WARNING: The resulting log will likely be inaccurate. There is no way to know that two 206 requests from the same IP, for the same url, with the same user agent, come from the same user, or even the same user in two different browser tabs. Also the same user might pause for a long time before playing again.
Adjusting --delay argument can have a big effect on the total number of requests.
If users typically pause videos for a long time, or take a long time to flip pages
in a in browser pdf viewer, then would would want a long delay. However the longer
the delay, the more chance of two different users with the same fingerprint being
wrongly merge into a single request.
- The combined request will be first request encountered except for the response bytes which will be a total.
- The combined request will take the place of the last request to be combined. This means that log data will not be output in chronological order according to the timestamps
Usage:
merge206.py [-p PATTERN] [-d SECONDS] [-t FMT] [-i FILE]
Options:
-i FILE, --input FILE Logfile to read
-p PATTERN, --pattern PATTERN Apache log format specification. see https://github.com/rory/apache-log-parser#supported-values
-d SECONDS, --delay SECONDS The max time between 206 partial requests [default: 600]
-t FMT, --time_format FMT Time format if apache. Use %{received}t to match datetime in your log pattern.

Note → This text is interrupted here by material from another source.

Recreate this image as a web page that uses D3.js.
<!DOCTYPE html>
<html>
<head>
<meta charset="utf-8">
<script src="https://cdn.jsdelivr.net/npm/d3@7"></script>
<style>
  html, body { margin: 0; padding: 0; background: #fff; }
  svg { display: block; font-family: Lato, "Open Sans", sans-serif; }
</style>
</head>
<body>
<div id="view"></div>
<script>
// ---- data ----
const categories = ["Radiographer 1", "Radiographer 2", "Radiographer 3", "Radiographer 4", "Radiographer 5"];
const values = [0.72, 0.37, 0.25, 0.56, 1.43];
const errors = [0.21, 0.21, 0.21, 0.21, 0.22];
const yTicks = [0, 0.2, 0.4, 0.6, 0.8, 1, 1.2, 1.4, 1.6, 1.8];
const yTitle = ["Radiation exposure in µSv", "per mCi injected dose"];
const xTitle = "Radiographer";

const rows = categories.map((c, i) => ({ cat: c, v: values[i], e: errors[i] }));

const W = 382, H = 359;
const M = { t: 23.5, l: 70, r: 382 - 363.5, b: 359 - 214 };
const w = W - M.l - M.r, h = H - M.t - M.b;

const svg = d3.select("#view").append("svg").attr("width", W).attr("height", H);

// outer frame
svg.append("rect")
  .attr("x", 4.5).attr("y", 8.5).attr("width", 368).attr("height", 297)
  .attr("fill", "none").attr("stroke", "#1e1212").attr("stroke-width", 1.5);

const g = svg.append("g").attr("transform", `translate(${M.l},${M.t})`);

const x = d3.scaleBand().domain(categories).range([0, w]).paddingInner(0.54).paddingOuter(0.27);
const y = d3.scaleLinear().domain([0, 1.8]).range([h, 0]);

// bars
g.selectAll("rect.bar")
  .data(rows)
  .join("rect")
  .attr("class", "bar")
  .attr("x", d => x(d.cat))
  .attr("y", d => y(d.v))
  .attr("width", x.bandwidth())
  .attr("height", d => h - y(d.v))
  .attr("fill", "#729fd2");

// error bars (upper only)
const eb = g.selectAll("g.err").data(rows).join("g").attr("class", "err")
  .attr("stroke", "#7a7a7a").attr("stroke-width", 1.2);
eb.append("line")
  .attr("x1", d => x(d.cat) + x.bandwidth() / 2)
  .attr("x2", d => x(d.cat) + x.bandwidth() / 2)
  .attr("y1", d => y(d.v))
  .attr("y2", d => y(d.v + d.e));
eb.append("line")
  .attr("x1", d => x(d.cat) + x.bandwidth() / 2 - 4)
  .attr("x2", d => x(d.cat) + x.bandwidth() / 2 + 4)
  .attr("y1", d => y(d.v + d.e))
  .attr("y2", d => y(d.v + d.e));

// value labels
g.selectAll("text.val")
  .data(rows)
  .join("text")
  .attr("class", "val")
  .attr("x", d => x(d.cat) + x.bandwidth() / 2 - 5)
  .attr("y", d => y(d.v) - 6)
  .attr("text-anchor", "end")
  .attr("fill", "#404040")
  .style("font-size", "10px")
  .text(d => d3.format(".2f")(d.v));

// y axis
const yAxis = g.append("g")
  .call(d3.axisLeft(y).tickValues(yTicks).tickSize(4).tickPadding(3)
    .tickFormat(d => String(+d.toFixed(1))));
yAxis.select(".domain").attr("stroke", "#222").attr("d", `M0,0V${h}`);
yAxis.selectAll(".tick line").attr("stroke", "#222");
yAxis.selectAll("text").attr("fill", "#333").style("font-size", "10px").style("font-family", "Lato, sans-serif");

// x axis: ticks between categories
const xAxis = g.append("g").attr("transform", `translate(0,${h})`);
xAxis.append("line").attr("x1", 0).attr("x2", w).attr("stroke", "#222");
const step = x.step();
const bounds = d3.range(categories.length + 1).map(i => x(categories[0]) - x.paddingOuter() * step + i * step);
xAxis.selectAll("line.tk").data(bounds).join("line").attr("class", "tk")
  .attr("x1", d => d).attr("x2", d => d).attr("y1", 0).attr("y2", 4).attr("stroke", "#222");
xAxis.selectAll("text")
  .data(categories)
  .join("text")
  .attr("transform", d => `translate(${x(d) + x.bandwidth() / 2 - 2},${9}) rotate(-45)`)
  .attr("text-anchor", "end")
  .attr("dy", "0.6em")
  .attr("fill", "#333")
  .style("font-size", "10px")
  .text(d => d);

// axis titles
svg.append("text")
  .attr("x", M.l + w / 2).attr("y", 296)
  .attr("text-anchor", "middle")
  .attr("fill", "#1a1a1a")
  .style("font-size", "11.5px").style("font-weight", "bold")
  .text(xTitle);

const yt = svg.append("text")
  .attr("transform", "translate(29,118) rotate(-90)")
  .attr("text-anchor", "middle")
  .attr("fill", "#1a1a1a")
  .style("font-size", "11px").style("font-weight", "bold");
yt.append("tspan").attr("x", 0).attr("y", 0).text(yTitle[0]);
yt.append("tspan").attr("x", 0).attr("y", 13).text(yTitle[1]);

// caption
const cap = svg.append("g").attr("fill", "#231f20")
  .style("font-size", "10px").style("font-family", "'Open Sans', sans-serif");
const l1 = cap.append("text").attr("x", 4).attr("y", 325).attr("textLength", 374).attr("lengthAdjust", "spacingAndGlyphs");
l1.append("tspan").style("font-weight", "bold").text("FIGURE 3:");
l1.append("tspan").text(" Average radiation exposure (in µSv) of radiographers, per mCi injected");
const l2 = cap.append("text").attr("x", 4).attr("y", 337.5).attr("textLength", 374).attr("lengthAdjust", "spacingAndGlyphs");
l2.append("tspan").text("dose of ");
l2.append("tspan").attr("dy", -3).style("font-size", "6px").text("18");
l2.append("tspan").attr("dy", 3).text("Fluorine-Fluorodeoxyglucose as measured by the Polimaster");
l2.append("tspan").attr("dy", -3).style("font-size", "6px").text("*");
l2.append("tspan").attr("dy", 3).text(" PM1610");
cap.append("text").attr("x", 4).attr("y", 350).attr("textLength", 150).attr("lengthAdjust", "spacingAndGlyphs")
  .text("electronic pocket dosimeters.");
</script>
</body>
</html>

In Strftime format.
-k KEYS, --keys KEYS Request keys [default: 'request_header_referer remote_user request_header_user_agent request_http_ver request_method request_url remote_host']
-h --help Show this screen.
--version Show version.
- Add keys option to determine when a request should be merged with another
- Add datetime format option if not using apache
- Fixed a bug that meant 404 and other error codes got merged with 206
- Fixed some perforance issues
- Put in some tests
Initial version
- Currently there is a bug that two 200 requests within the delay perion will get merged.
- merged requests don't get output in chronological order.